Australian mobile carriers have argued over the potential for significant changes in plan prices over the next year, with Telstra and Optus unable to agree on the future course for consumers.
The growth in customers had contributed to a 10.7 percent increase in revenue to $8.1 billion for Telstra's mobile business. Handset sales themselves were worth $1.16 billion, up for $856 million.
Thodey said the increase in mobile users in total had come as a result of customers expanding the number of mobile devices they owned and churn from other carriers.
By comparison, Vodafone reported a sharp drop of 375,000 customers across the year with Optus reporting only marginal increases of 28,000 customers.

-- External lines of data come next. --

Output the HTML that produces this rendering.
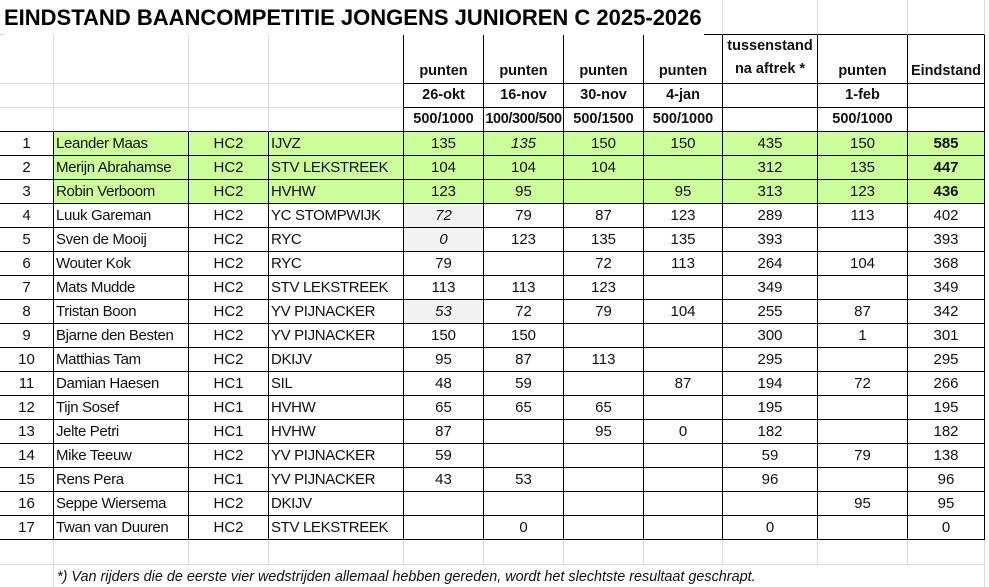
<!DOCTYPE html>
<html><head><meta charset="utf-8"><style>
html,body{margin:0;padding:0;background:#fff;width:989px;height:587px;overflow:hidden;position:relative}
table{border-collapse:separate;border-spacing:0;table-layout:fixed;width:985px;font-family:"Liberation Sans",Arial,sans-serif;font-size:15px;color:#111;position:absolute;left:0;top:0}
td{padding:0 2px;border-right:1px solid #d9d9d9;border-bottom:1px solid #d9d9d9;white-space:nowrap;overflow:visible;height:23px;line-height:23px;box-sizing:border-box;vertical-align:middle}
.title td{height:35px}
.h td{font-weight:bold;font-size:14.5px;text-align:center}
.h1 td{height:46px;vertical-align:bottom;line-height:16px;padding-bottom:4px}
.h2 td,.h3 td{height:24px;line-height:23px}
td.dr{border-right:1px solid #000}
td.db{border-bottom:1px solid #000}
.d td{border-right:1px solid #000;border-bottom:1px solid #000;height:24px;line-height:23px}
.d td:first-child{text-align:center}
.d td:nth-child(2),.d td:nth-child(4){letter-spacing:-0.35px}
.d td:nth-child(3){text-align:center}
.d td:nth-child(n+5){text-align:center}
.g td:not(:first-child){background:#ccff99}
.g td:last-child{font-weight:bold}
td.gr{background:#f2f2f2;font-style:italic}
.f td{height:25px;line-height:25px}
#t{position:absolute;left:4px;top:0;height:35px;line-height:36px;font-family:"Liberation Sans",Arial,sans-serif;font-weight:bold;font-size:22px;color:#000;z-index:2;background:#fff;padding-right:2px}
</style></head><body>
<div id="t">EINDSTAND BAANCOMPETITIE JONGENS JUNIOREN C 2025-2026</div>
<table>
<colgroup><col style="width:54px"><col style="width:135px"><col style="width:80px"><col style="width:135px"><col style="width:80px"><col style="width:80px"><col style="width:80px"><col style="width:79px"><col style="width:95px"><col style="width:90px"><col style="width:77px"></colgroup>
<tr class="title"><td></td><td></td><td></td><td></td><td class="db"></td><td class="db"></td><td class="db"></td><td class="db"></td><td class="db"></td><td class="db"></td><td class="db"></td></tr>
<tr class="h h1"><td></td><td></td><td></td><td class="dr"></td><td class="dr db">punten</td><td class="dr db">punten</td><td class="dr db">punten</td><td class="dr db">punten</td><td class="dr db" style="line-height:23px;padding-bottom:2px">tussenstand<br>na aftrek *</td><td class="dr db">punten</td><td class="dr db">Eindstand</td></tr>
<tr class="h h2"><td></td><td></td><td></td><td class="dr"></td><td class="dr db">26-okt</td><td class="dr db">16-nov</td><td class="dr db">30-nov</td><td class="dr db">4-jan</td><td class="dr db"></td><td class="dr db">1-feb</td><td class="dr db"></td></tr>
<tr class="h h3"><td class="db"></td><td class="db"></td><td class="db"></td><td class="dr db"></td><td class="dr db">500/1000</td><td class="dr db" style="padding:0;letter-spacing:-0.4px">100/300/500</td><td class="dr db">500/1500</td><td class="dr db">500/1000</td><td class="dr db"></td><td class="dr db">500/1000</td><td class="dr db"></td></tr>
<tr class="d g"><td>1</td><td>Leander Maas</td><td>HC2</td><td>IJVZ</td><td>135</td><td><i>135</i></td><td>150</td><td>150</td><td>435</td><td>150</td><td>585</td></tr>
<tr class="d g"><td>2</td><td>Merijn Abrahamse</td><td>HC2</td><td>STV LEKSTREEK</td><td>104</td><td>104</td><td>104</td><td></td><td>312</td><td>135</td><td>447</td></tr>
<tr class="d g"><td>3</td><td>Robin Verboom</td><td>HC2</td><td>HVHW</td><td>123</td><td>95</td><td></td><td>95</td><td>313</td><td>123</td><td>436</td></tr>
<tr class="d"><td>4</td><td>Luuk Gareman</td><td>HC2</td><td>YC STOMPWIJK</td><td class="gr">72</td><td>79</td><td>87</td><td>123</td><td>289</td><td>113</td><td>402</td></tr>
<tr class="d"><td>5</td><td>Sven de Mooij</td><td>HC2</td><td>RYC</td><td class="gr">0</td><td>123</td><td>135</td><td>135</td><td>393</td><td></td><td>393</td></tr>
<tr class="d"><td>6</td><td>Wouter Kok</td><td>HC2</td><td>RYC</td><td>79</td><td></td><td>72</td><td>113</td><td>264</td><td>104</td><td>368</td></tr>
<tr class="d"><td>7</td><td>Mats Mudde</td><td>HC2</td><td>STV LEKSTREEK</td><td>113</td><td>113</td><td>123</td><td></td><td>349</td><td></td><td>349</td></tr>
<tr class="d"><td>8</td><td>Tristan Boon</td><td>HC2</td><td>YV PIJNACKER</td><td class="gr">53</td><td>72</td><td>79</td><td>104</td><td>255</td><td>87</td><td>342</td></tr>
<tr class="d"><td>9</td><td>Bjarne den Besten</td><td>HC2</td><td>YV PIJNACKER</td><td>150</td><td>150</td><td></td><td></td><td>300</td><td>1</td><td>301</td></tr>
<tr class="d"><td>10</td><td>Matthias Tam</td><td>HC2</td><td>DKIJV</td><td>95</td><td>87</td><td>113</td><td></td><td>295</td><td></td><td>295</td></tr>
<tr class="d"><td>11</td><td>Damian Haesen</td><td>HC1</td><td>SIL</td><td>48</td><td>59</td><td></td><td>87</td><td>194</td><td>72</td><td>266</td></tr>
<tr class="d"><td>12</td><td>Tijn Sosef</td><td>HC1</td><td>HVHW</td><td>65</td><td>65</td><td>65</td><td></td><td>195</td><td></td><td>195</td></tr>
<tr class="d"><td>13</td><td>Jelte Petri</td><td>HC1</td><td>HVHW</td><td>87</td><td></td><td>95</td><td>0</td><td>182</td><td></td><td>182</td></tr>
<tr class="d"><td>14</td><td>Mike Teeuw</td><td>HC2</td><td>YV PIJNACKER</td><td>59</td><td></td><td></td><td></td><td>59</td><td>79</td><td>138</td></tr>
<tr class="d"><td>15</td><td>Rens Pera</td><td>HC1</td><td>YV PIJNACKER</td><td>43</td><td>53</td><td></td><td></td><td>96</td><td></td><td>96</td></tr>
<tr class="d"><td>16</td><td>Seppe Wiersema</td><td>HC2</td><td>DKIJV</td><td></td><td></td><td></td><td></td><td></td><td>95</td><td>95</td></tr>
<tr class="d"><td>17</td><td>Twan van Duuren</td><td>HC2</td><td>STV LEKSTREEK</td><td></td><td>0</td><td></td><td></td><td>0</td><td></td><td>0</td></tr>
<tr class="f"><td></td><td></td><td></td><td></td><td></td><td></td><td></td><td></td><td></td><td></td><td></td></tr>
<tr class="f"><td></td><td colspan="10" style="font-style:italic;font-size:14.4px;padding-left:3px">*) Van rijders die de eerste vier wedstrijden allemaal hebben gereden, wordt het slechtste resultaat geschrapt.</td></tr>
</table>
</body></html>
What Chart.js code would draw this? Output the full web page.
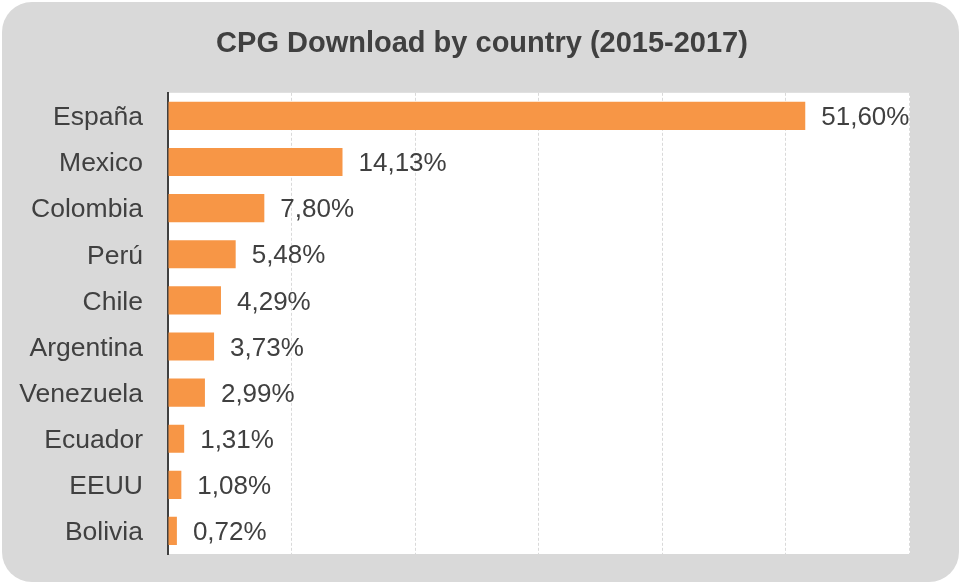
<!DOCTYPE html>
<html>
<head>
<meta charset="utf-8">
<script src="https://cdn.jsdelivr.net/npm/chart.js@4/dist/chart.umd.min.js"></script>
<style>
  html, body { margin: 0; padding: 0; background: #ffffff; }
  #wrap { width: 960px; height: 583px; }
</style>
</head>
<body>
<div id="wrap"><canvas id="c" width="960" height="583"></canvas></div>
<script>
const titleText = 'CPG Download by country (2015-2017)';
const countries = ['España', 'Mexico', 'Colombia', 'Perú', 'Chile', 'Argentina', 'Venezuela', 'Ecuador', 'EEUU', 'Bolivia'];
const downloadShare = [51.60, 14.13, 7.80, 5.48, 4.29, 3.73, 2.99, 1.31, 1.08, 0.72];
const axisMin = 0;
const axisMax = 60;
const axisStep = 10;

const FONT = '"Liberation Sans", Arial, Helvetica, sans-serif';
const TEXT = '#404040';

const backgroundPlugin = {
  id: 'bg',
  beforeDraw(chart) {
    const ctx = chart.ctx;
    const w = chart.width, h = chart.height;
    ctx.save();
    ctx.fillStyle = '#ffffff';
    ctx.fillRect(0, 0, w, h);
    ctx.fillStyle = '#d9d9d9';
    ctx.beginPath();
    if (ctx.roundRect) {
      ctx.roundRect(2, 2, w - 3, h - 3, 30);
    } else {
      ctx.rect(2, 2, w - 3, h - 3);
    }
    ctx.fill();
    const a = chart.chartArea;
    ctx.fillStyle = '#ffffff';
    ctx.fillRect(a.left, a.top, a.right - a.left + 1, a.bottom - a.top);
    ctx.restore();
  },
  afterLayout(chart) {
    const t = chart.titleBlock;
    if (t) { t.left = 4; t.right = 960; }
  }
};

const valueLabels = {
  id: 'valueLabels',
  afterDatasetsDraw(chart) {
    const ctx = chart.ctx;
    const meta = chart.getDatasetMeta(0);
    const data = chart.data.datasets[0].data;
    ctx.save();
    ctx.font = '26px ' + FONT;
    ctx.fillStyle = TEXT;
    ctx.textAlign = 'left';
    ctx.textBaseline = 'middle';
    meta.data.forEach((bar, i) => {
      const txt = data[i].toFixed(2).replace('.', ',') + '%';
      ctx.fillText(txt, bar.x + 16, bar.y + 2);
    });
    ctx.restore();
  }
};

new Chart(document.getElementById('c'), {
  type: 'bar',
  data: {
    labels: countries,
    datasets: [{
      data: downloadShare,
      backgroundColor: '#f79646',
      borderWidth: 0,
      categoryPercentage: 1.0,
      barPercentage: 0.61
    }]
  },
  options: {
    indexAxis: 'y',
    responsive: false,
    animation: false,
    devicePixelRatio: 1,
    layout: { padding: { top: 0, left: 0, right: 51, bottom: 29 } },
    plugins: {
      legend: { display: false },
      tooltip: { enabled: false },
      title: {
        display: true,
        text: titleText,
        color: TEXT,
        font: { family: FONT, size: 29, weight: 'bold', lineHeight: 1.2 },
        padding: { top: 27, bottom: 31 }
      }
    },
    scales: {
      x: {
        min: axisMin,
        max: axisMax,
        ticks: { display: false, stepSize: axisStep },
        grid: { color: '#d9d9d9', lineWidth: 1, drawTicks: false },
        border: { display: false, dash: [3, 2] },
        afterFit(scale) { scale.height = 0; scale.paddingLeft = 0; scale.paddingRight = 0; }
      },
      y: {
        grid: { display: false, drawTicks: false },
        border: { display: true, color: '#404040', width: 2 },
        ticks: {
          color: TEXT,
          padding: 25,
          labelOffset: 2,
          font: { family: FONT, size: 26.5 }
        },
        afterFit(scale) { scale.width = 168; scale.paddingTop = 0; scale.paddingBottom = 0; }
      }
    }
  },
  plugins: [backgroundPlugin, valueLabels]
});
</script>
</body>
</html>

O'Sullivan would not disclose the level of smartphone penetration among Optus' current customer base.
Relatively slow smartphone sales for Telstra had taken its effect, however, with the telco reporting an inventory impairment of $27 million to hold slow-moving smartphone stock.
Gartner telco analyst Geoff Johnston attributed the stark differences in smartphone penetration to potential changes in reporting sales figures by carriers.
Regardless though, he said smartphone penetration would inevitably grow to become the vast majority of mobile handsets over time.
"The manufacturers are trying to promote it that way," he said. "When you look at your overheads and the handling you might as well sell smartphones - it's way more profitable.